这种「程式化」的表演对京剧演员而言是驾轻就熟的,比较困难是第二个阶段、也就是〈姐弟相逢〉这一场戏,剧中总共有六首「反管七字调」的对唱,如果是京剧的处理方式,可能要用到水袖、甩发、搓步…,或者是用「哭头」等等方法来表现这种激昂悲伤的情绪。但是歌仔戏只用了一段「小悲头」的伴奏做引子,其馀都要用慢板的七字调来表现,这种「真刀真枪」的唱腔对大古而言是非常困难的,但是更困难的是他所问我的一个问题:

「老师,我如果真的在台上哭出来怎么办?」

在台上哭出来是很不优雅、很不「京剧」的,「京剧」讲究的是「美感」、要很「疏离」,要求角色和演员之间有距离,所以即便是在台上伤心欲绝,也是用一种很美的身段、线条,用一种「哭泣的程式」来表达。我告诉大古:根据我的经验,歌仔戏是打「肉搏战」的;歌仔戏的感情是非常的「民间」,人与人之间是一种直接的碰触、戏与观众之间也是一种直接的碰触,台上的演员基本上不愿意和台下拉开一种距离,早年的苦旦唱哭调时讲究要有「哭声」、要有「哭面」,要唱出「哽咽」的感觉…等等,他就是强迫你感同身受,这种美感标准与京剧大不相同。

有一年我当地方戏剧比赛的评审,当时许多剧团调来了复兴歌仔戏科的学生来参加外台职业剧团的表演,舞台上明显的就看出两种表演风格,学生们的表演非常「程式」,举手投足之间很规范,这是像大陆歌仔戏一样走向「表演京剧化」的路线,而传统歌仔戏是比较贴近于生活现实,应该要称之为「生活化」的表演,这是不同的舞台风格。大古是学京剧出身,如果他在台上惯常演的是《霸王别姬》的项羽、今日要如何来表现一个民间故事中「久别亲人」的路安呢?
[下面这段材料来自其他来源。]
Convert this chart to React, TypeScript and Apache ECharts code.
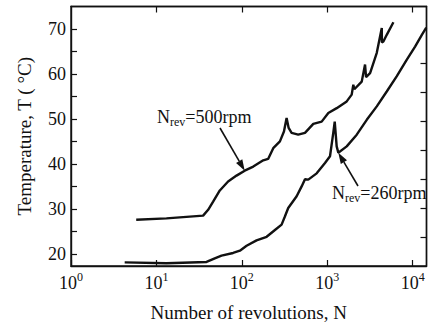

我观察他在排练这场戏的时候几乎是不加入任何身段的,在舞台位置大致固定之后,大古大概都是用「吊嗓」的方式来排戏,他很认真的在揣摩这几段「慢板七字调」,按照素云和刘文亮所教他的唱法反覆练习,行腔走韵居然有板有眼、唱的很有感情;只是他特别谨慎自己的肢体动作,不轻易做任何的比划。演出的时候,这场戏从「悲闷的古筝」开始、他就几乎舍弃了所有程式化的表演,不论是手的位置、脚的站法、脸上的表情…和〈追捕〉那种节奏分明的感觉完全不同,与丽真(路得)搭配起来十分的自然,到了姐弟相认的时候,两个人真的是「相拥而泣」、就像在演「电视歌仔戏」一样的生活化…

看到台上这个「眼泪汪汪」的路安,实在很难再把他和威风凛凛的「项羽」联想在一起。大古如何调适这样不同的表演方法、我不得而知,就一个旁观者而言,我只能说他真是一个非常重视细节的演员;《路得记》演了六场,他自己会不断的修改、在念白的感觉、或是身段的配合上做许多细部的调整,对大古而言「什么动作都没有」的〈姐弟相逢〉、可能比动作很复杂的〈追捕〉更难演,但是他在一个角色中还是把这两种感觉衔接起来了,这次靠的不是老师的帮忙,更多的应该是他自己的体会和实践的成果。

京剧和歌仔戏是否有表演的接点?或者「程式化的表演」和「生活化的表演」是不是完全不相容的表演方式?经过这次的经验,我有了一些新的看法。我认为京剧和歌仔戏的接点关键在于编创人员的「加工」,必须经过一段「人为的过程」,才能看起来有「自然的结果」。至于「程式化」和「生活化」的融合,主要还是在于演员消化吸收的能力;因为身段、唱腔都是表演的工具,只有演员在舞台呈现出来的时候才会有活泼的生命力,演员的创造力足够、自然能调度任何表演程式为他所用,那么在他身上也自然会产生调和的效果。

我至今还可以记得大古在排练场上那种「愁眉不展」的样子,他不知道在没有伴奏的状况下如何开口唱七字调、不习惯在没有踏「丁字步」的基础上如何演戏,但是他毕竟突破了这种种的困难,让教过他的前辈老师们同感欣慰。我们都希望为他搭起一座坚固的桥梁、帮助他顺利进入歌仔戏的环境,若是他能在跨越京剧和歌仔戏的表演领域中、找到一个更宽广的发展空间,也能为后继者提供许多难得的经验。